■ **Problem statement**
Without the pictures, print the lines running from the beginning of the material to the line containing "import pandas as pd", both ends included.

■ **Supplied information**
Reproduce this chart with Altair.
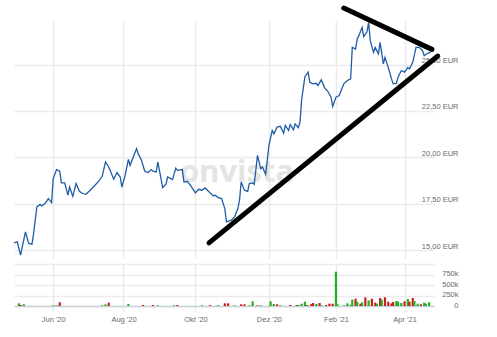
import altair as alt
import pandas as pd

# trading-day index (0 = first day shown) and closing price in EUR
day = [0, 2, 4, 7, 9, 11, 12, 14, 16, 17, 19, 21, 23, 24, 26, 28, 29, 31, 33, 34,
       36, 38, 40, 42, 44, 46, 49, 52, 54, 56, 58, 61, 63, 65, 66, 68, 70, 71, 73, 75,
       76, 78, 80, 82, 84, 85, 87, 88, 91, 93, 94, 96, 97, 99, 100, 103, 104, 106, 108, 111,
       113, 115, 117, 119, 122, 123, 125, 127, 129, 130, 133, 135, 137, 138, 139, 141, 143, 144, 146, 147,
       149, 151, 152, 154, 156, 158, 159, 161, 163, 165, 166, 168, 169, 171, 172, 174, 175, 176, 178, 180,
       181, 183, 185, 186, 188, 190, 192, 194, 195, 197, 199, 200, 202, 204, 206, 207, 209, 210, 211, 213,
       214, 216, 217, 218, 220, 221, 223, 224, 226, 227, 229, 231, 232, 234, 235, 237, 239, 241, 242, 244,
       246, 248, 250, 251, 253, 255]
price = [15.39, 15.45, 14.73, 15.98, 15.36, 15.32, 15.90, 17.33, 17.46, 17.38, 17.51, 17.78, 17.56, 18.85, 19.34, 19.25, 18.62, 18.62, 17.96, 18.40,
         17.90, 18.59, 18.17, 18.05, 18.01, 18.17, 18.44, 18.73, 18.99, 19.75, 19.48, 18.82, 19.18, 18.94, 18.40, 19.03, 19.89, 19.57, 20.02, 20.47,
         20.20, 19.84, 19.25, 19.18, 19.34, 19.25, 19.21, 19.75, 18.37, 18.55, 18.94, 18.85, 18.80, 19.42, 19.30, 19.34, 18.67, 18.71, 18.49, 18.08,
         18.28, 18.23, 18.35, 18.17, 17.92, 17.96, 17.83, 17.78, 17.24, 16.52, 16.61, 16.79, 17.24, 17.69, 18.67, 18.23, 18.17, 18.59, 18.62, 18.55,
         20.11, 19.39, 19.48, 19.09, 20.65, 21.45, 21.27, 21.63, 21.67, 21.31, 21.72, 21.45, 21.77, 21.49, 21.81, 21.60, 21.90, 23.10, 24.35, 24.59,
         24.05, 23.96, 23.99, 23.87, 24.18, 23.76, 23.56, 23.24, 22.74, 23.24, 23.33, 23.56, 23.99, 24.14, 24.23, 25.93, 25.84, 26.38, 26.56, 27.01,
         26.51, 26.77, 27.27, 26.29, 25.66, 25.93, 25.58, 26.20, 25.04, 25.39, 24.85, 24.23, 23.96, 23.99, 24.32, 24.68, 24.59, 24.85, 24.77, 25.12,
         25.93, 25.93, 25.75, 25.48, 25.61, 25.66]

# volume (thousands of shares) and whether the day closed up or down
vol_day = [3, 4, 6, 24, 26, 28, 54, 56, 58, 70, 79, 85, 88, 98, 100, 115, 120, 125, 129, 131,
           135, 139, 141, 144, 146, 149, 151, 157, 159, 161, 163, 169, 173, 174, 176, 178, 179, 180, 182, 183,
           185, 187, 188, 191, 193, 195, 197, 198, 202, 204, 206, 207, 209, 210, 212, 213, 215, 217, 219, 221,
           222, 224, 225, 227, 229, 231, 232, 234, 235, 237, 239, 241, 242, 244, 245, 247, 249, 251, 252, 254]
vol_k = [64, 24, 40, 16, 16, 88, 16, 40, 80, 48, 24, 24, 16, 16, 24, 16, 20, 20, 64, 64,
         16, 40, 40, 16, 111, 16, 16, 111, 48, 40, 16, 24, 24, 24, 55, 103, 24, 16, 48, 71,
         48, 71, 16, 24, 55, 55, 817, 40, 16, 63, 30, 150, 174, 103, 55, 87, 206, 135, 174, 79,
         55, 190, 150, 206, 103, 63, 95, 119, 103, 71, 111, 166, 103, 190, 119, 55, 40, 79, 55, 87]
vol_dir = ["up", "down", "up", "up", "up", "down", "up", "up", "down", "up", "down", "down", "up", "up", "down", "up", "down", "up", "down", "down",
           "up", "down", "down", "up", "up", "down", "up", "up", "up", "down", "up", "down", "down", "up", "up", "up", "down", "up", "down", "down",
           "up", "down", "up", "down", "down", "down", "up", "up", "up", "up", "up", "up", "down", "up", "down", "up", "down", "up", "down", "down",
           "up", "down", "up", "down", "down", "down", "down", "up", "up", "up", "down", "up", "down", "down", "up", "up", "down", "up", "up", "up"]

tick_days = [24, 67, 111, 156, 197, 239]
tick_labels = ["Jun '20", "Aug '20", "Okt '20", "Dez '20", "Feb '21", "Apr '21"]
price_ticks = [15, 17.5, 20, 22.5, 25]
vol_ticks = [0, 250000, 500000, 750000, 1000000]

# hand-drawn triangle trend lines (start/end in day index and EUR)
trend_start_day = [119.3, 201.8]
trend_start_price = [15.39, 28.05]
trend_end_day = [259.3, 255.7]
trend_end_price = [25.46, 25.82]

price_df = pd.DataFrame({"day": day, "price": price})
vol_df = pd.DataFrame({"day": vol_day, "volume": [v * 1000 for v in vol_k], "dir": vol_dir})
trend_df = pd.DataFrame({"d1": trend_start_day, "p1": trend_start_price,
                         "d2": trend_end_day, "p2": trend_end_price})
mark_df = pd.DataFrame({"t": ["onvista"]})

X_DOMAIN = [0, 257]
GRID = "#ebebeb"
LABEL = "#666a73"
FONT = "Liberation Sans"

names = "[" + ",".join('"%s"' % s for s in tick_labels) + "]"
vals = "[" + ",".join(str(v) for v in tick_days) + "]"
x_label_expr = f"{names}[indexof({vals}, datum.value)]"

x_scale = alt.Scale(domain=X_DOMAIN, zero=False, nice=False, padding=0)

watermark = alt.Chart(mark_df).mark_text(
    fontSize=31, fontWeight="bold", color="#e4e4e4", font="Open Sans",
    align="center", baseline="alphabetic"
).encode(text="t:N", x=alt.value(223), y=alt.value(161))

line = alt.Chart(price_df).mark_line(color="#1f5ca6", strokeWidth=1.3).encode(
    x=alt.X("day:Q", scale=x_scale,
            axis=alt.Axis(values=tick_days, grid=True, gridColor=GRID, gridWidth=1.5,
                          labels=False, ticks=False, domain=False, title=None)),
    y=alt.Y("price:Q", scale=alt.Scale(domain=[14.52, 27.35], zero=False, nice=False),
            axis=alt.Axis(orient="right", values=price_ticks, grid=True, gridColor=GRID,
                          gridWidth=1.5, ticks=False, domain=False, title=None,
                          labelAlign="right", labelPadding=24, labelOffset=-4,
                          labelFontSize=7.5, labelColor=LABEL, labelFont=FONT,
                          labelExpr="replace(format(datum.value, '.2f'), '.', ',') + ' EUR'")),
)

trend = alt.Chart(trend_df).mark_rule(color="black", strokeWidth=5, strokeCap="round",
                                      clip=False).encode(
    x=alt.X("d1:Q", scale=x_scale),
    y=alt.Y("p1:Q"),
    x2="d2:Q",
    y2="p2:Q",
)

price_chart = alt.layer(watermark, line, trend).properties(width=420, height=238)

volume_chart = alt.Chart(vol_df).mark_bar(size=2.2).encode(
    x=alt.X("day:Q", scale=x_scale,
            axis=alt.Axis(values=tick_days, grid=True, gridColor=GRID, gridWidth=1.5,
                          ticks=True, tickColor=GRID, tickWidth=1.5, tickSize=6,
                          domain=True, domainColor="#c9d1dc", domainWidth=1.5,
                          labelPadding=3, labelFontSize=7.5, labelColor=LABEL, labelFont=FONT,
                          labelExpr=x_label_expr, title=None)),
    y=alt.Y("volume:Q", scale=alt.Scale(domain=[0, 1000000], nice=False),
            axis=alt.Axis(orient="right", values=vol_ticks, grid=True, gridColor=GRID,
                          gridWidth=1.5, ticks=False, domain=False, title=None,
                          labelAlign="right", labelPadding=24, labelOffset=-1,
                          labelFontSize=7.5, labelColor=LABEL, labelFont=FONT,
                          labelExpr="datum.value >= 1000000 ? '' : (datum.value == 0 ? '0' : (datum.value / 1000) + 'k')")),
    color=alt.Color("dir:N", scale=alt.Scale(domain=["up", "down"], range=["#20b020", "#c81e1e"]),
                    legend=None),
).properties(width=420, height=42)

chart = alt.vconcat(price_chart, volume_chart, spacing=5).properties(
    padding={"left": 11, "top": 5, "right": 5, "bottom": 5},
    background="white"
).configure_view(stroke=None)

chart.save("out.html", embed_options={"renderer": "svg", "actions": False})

■ **Worked solution**
Reproduce this chart with Altair.
import altair as alt
import pandas as pd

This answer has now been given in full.